Le contestazioni formulate dal ricorrente sono, infatti, accomunate dalla circostanza di investire direttamente il merito (cautelare) della vicenda, senza in realtà riuscire a cogliere profili né di illegittimità del provvedimento impugnato né di illogicità e/o contraddittorietà della relativa motivazione.
Lo stesso è, inoltre, a dirsi del secondo motivo di ricorso che, a dispetto della affermazione difensiva, non offre elementi di valutazione concreti per superare la presunzione relativa di adeguatezza della misura coercitiva applicata ai sensi dell’art. 275, comma 3, cod. proc. pen.
Dal momento, infatti, che è la legge a stabilire la valenza di detta presunzione, è la difesa dell’indagato – una volta dal giudice ravvisata la sussistenza di gravi indizi dell’ipotesi di reato di natura associativa (nella specie dell’art. 74 d.P.R. n 309 del 1990) – a dover offrire elementi di apprezzamento di segno contrario.
Nella specie il Tribunale ha ritenuto che il mero decorso del tempo, di per sé non significativo rispetto agli eventi criminosi, così come la dismissione da parte della famiglia COGNOME dell’intera azienda agricola e degli strumenti di lavoro, non abbiano dato sufficiente dimostrazione della cessazione dei legami con gli altri componenti del sodalizio criminale, valutazione / quest’ultima i di stretto merito (cautelare) ( ma di per sé non illogica né contraddittoria in rapporto alle risultanze indiziarie ed ai pregressi giudiziari del ricorrente, dalla difesa legittimamente non condivisa ma insuscettibile di integrare un profilo di illegittimità dell’ordinanza impugnata.

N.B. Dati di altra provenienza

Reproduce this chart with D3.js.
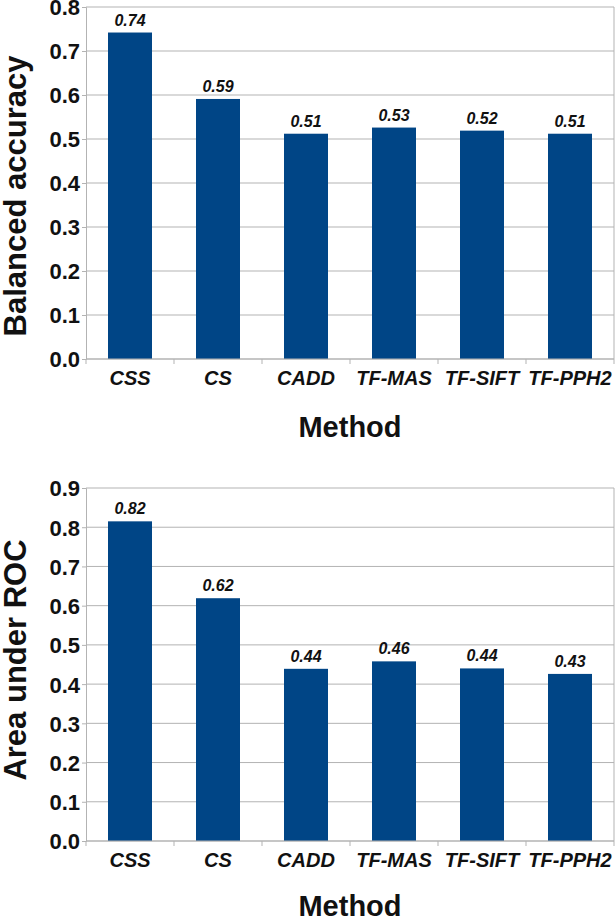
<!DOCTYPE html>
<html><head><meta charset="utf-8">
<script src="https://cdn.jsdelivr.net/npm/d3@7"></script>
<style>body{margin:0;background:#fff}svg{display:block}</style>
</head><body><svg id="c" width="616" height="918"></svg>
<script>
const methods = ["CSS","CS","CADD","TF-MAS","TF-SIFT","TF-PPH2"];
const balancedAccuracy = [0.742,0.591,0.512,0.526,0.519,0.512];
const balancedLabels = ["0.74","0.59","0.51","0.53","0.52","0.51"];
const aucValues = [0.815,0.619,0.439,0.458,0.440,0.426];
const aucLabels = ["0.82","0.62","0.44","0.46","0.44","0.43"];
const topTicks = [0,0.1,0.2,0.3,0.4,0.5,0.6,0.7,0.8];
const bottomTicks = [0,0.1,0.2,0.3,0.4,0.5,0.6,0.7,0.8,0.9];

const svg = d3.select("#c");
const barColor = "#004586", gridColor = "#b3b3b3";
const arial = "'Liberation Sans', Arial, sans-serif";

function panel(cfg){
  const g = svg.append("g");
  const x = d3.scaleBand().domain(methods).range([cfg.left, cfg.right]).paddingInner(0.5).paddingOuter(0.25);
  const y = d3.scaleLinear().domain([0, cfg.max]).range([cfg.bottom, cfg.top]);
  g.selectAll(".grid").data(cfg.ticks).join("line")
    .attr("x1", cfg.left).attr("x2", cfg.right)
    .attr("y1", d=>y(d)).attr("y2", d=>y(d))
    .attr("stroke", gridColor).attr("stroke-width",1);
  g.append("line").attr("x1",cfg.right).attr("x2",cfg.right).attr("y1",cfg.top).attr("y2",cfg.bottom)
    .attr("stroke",gridColor);
  g.selectAll(".bar").data(cfg.values).join("rect")
    .attr("x",(d,i)=>x(methods[i])).attr("width",x.bandwidth())
    .attr("y",d=>y(d)).attr("height",d=>y(0)-y(d)).attr("fill",barColor);
  g.selectAll(".vl").data(cfg.values).join("text")
    .attr("x",(d,i)=>x(methods[i])+x.bandwidth()/2).attr("y",d=>y(d)-7)
    .attr("text-anchor","middle").attr("font-family",arial).attr("font-weight","bold")
    .attr("font-style","italic").attr("font-size",16).attr("fill","#111")
    .text((d,i)=>cfg.labels[i]);
  const ya = d3.axisLeft(y).tickValues(cfg.ticks).tickFormat(d3.format(".1f")).tickSize(4).tickPadding(2);
  const yg = g.append("g").attr("transform",`translate(${cfg.left},0)`).call(ya);
  yg.select(".domain").attr("stroke",gridColor);
  yg.selectAll(".tick line").attr("stroke",gridColor);
  yg.selectAll("text").attr("font-family",arial).attr("font-weight","bold").attr("font-size",22).attr("fill","#111").attr("dy","0.36em");
  const outer = d3.scaleBand().domain(methods).range([cfg.left,cfg.right]);
  g.append("line").attr("x1",cfg.left).attr("x2",cfg.right).attr("y1",cfg.bottom).attr("y2",cfg.bottom).attr("stroke",gridColor);
  const bounds = methods.map(m=>outer(m)).concat([cfg.right]);
  g.selectAll(".xt").data(bounds).join("line")
    .attr("x1",d=>d).attr("x2",d=>d).attr("y1",cfg.bottom).attr("y2",cfg.bottom+5).attr("stroke",gridColor);
  g.selectAll(".xl").data(methods).join("text")
    .attr("x",d=>outer(d)+outer.bandwidth()/2).attr("y",cfg.bottom+26)
    .attr("text-anchor","middle").attr("font-family",arial).attr("font-weight","bold")
    .attr("font-style","italic").attr("font-size",20).attr("fill","#111").text(d=>d);
  g.append("text").attr("x",(cfg.left+cfg.right)/2).attr("y",cfg.bottom+cfg.mOff)
    .attr("text-anchor","middle").attr("font-family",arial).attr("font-weight","bold")
    .attr("font-size",29).attr("fill","#111").text("Method");
  g.append("text").attr("transform",`translate(26,${cfg.tCenter}) rotate(-90)`)
    .attr("text-anchor","middle").attr("font-family",arial).attr("font-weight","bold")
    .attr("font-size",31).attr("fill","#111").text(cfg.ytitle);
}

panel({left:86,right:614,top:7,bottom:359,max:0.8,ticks:topTicks,values:balancedAccuracy,labels:balancedLabels,ytitle:"Balanced accuracy",mOff:78,tCenter:196});
panel({left:86,right:614,top:488,bottom:841,max:0.9,ticks:bottomTicks,values:aucValues,labels:aucLabels,ytitle:"Area under ROC",mOff:75,tCenter:660});
</script></body></html>
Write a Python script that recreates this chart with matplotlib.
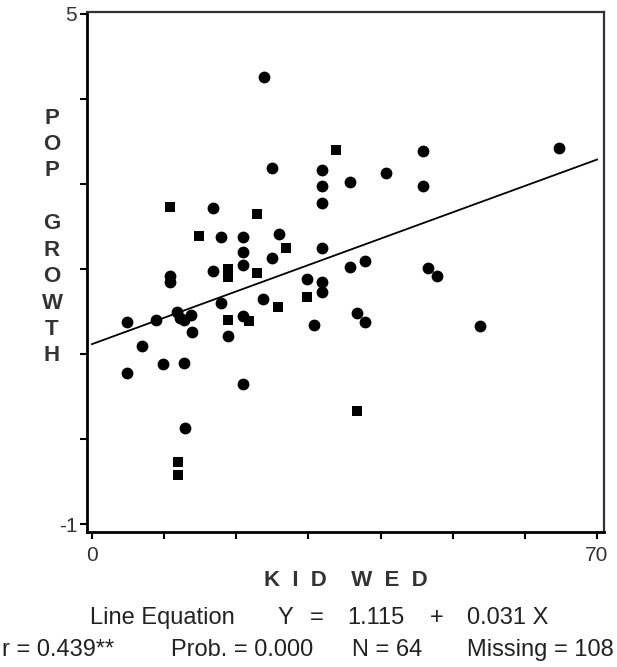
import numpy as np
import matplotlib
matplotlib.use('Agg')
import matplotlib.pyplot as plt

plt.rcParams['font.family'] = ['Liberation Sans', 'DejaVu Sans']

# points drawn as round blobs
circ_x = [23.8, 25.0, 31.9, 31.9, 31.9, 35.8, 40.8, 45.9, 45.9, 64.7,
          25.9, 25.0, 31.9, 29.8, 31.9, 31.9, 23.7,
          35.8, 37.8, 46.6, 47.8, 36.7, 37.8, 30.8, 53.8,
          16.8, 17.9, 20.9, 20.9, 16.8, 20.9, 10.8, 10.8, 17.9,
          4.9, 8.9, 11.8, 12.2, 13.7, 12.8, 20.9, 13.9, 18.9, 6.9,
          4.9, 9.8, 12.8, 20.9, 12.9]
circ_y = [4.26, 3.18, 3.16, 2.98, 2.78, 3.02, 3.13, 3.38, 2.98, 3.42,
          2.41, 2.13, 2.25, 1.88, 1.84, 1.73, 1.64,
          2.02, 2.09, 2.01, 1.92, 1.48, 1.38, 1.34, 1.33,
          2.72, 2.38, 2.38, 2.20, 1.98, 2.04, 1.92, 1.84, 1.60,
          1.38, 1.40, 1.49, 1.42, 1.46, 1.40, 1.44, 1.26, 1.21, 1.09,
          0.78, 0.88, 0.89, 0.65, 0.13]

# points drawn as squares
sq_x = [33.8, 22.9, 26.9, 22.9, 29.8, 25.8, 36.7, 10.8, 14.8, 18.9,
        18.9, 18.9, 21.8, 11.9, 11.9]
sq_y = [3.40, 2.65, 2.24, 1.95, 1.67, 1.55, 0.33, 2.73, 2.39, 2.00,
        1.91, 1.40, 1.39, -0.27, -0.42]

# fitted line
intercept, slope = 1.115, 0.031
line_x = np.array([0, 70])

W, H = 617, 667
fig = plt.figure(figsize=(W / 100, H / 100), dpi=100)
ax = fig.add_axes([87 / W, 1 - 532 / H, 517 / W, 520 / H])

ax.plot(line_x, intercept + slope * line_x, color='black', lw=1.3)
ax.plot(circ_x, circ_y, 'o', color='black', markersize=8.5, markeredgewidth=0)
ax.plot(sq_x, sq_y, 's', color='black', markersize=7.5, markeredgewidth=0)

ax.set_xlim(-0.69, 70.97)
ax.set_ylim(-1.094, 5.02)
ax.set_xticks(range(0, 71, 10))
ax.set_xticklabels(['0', '', '', '', '', '', '', '70'])
ax.set_yticks(range(-1, 6))
ax.set_yticklabels(['-1', '', '', '', '', '', '5'])
ax.tick_params(direction='out', length=5, width=1.5, labelsize=15,
               colors='black', labelcolor='#333333')
ax.tick_params(axis='x', pad=5)
ax.tick_params(axis='y', pad=2)
for side in ['left', 'bottom']:
    ax.spines[side].set_linewidth(2)
for side in ['top', 'right']:
    ax.spines[side].set_linewidth(1.6)
    ax.spines[side].set_color('#333333')

def px(x, y):
    return x / W, 1 - y / H

fig.text(*px(52, 237), 'P\nO\nP\n\nG\nR\nO\nW\nT\nH', ha='center', va='center',
         fontsize=16, fontweight='bold', linespacing=1.34, color='#333333')
fig.text(*px(346, 580), 'K  I  D    W  E  D', ha='center', va='center',
         fontsize=16, fontweight='bold', color='#333333')

# statistics under the chart
row1 = [(90, 'Line Equation', 'left'), (277, 'Y', 'left'), (310, '=', 'left'),
        (347, '1.115', 'left'), (430, '+', 'left'), (467, '0.031 X', 'left')]
row2 = [(2, 'r = 0.439**', 'left'), (313, 'Prob. = 0.000', 'right'),
        (352, 'N = 64', 'left'), (614, 'Missing = 108', 'right')]
for x, s, al in row1:
    fig.text(*px(x, 618), s, ha=al, va='center', fontsize=17, color='#222222')
for x, s, al in row2:
    fig.text(*px(x, 650), s, ha=al, va='center', fontsize=17, color='#222222')

fig.savefig('out.png', dpi=100)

Alla dichiarazione di inammissibilità dell’impugnazione segue la condanna del ricorrente al pagamento delle spese processuali e della somma di euro tremila in favore della cassa delle ammende.
P. Q. M.
Dichiara inammissibile il ricorso e condanna il ricorrente al pagamento delle
spese processuali e della somma di euro tremila in favore della cassa del ammende. Manda alla Cancelleria per gli adempimenti di cui all’art. 94, comma 1-ter disp. att. cod. proc. pen.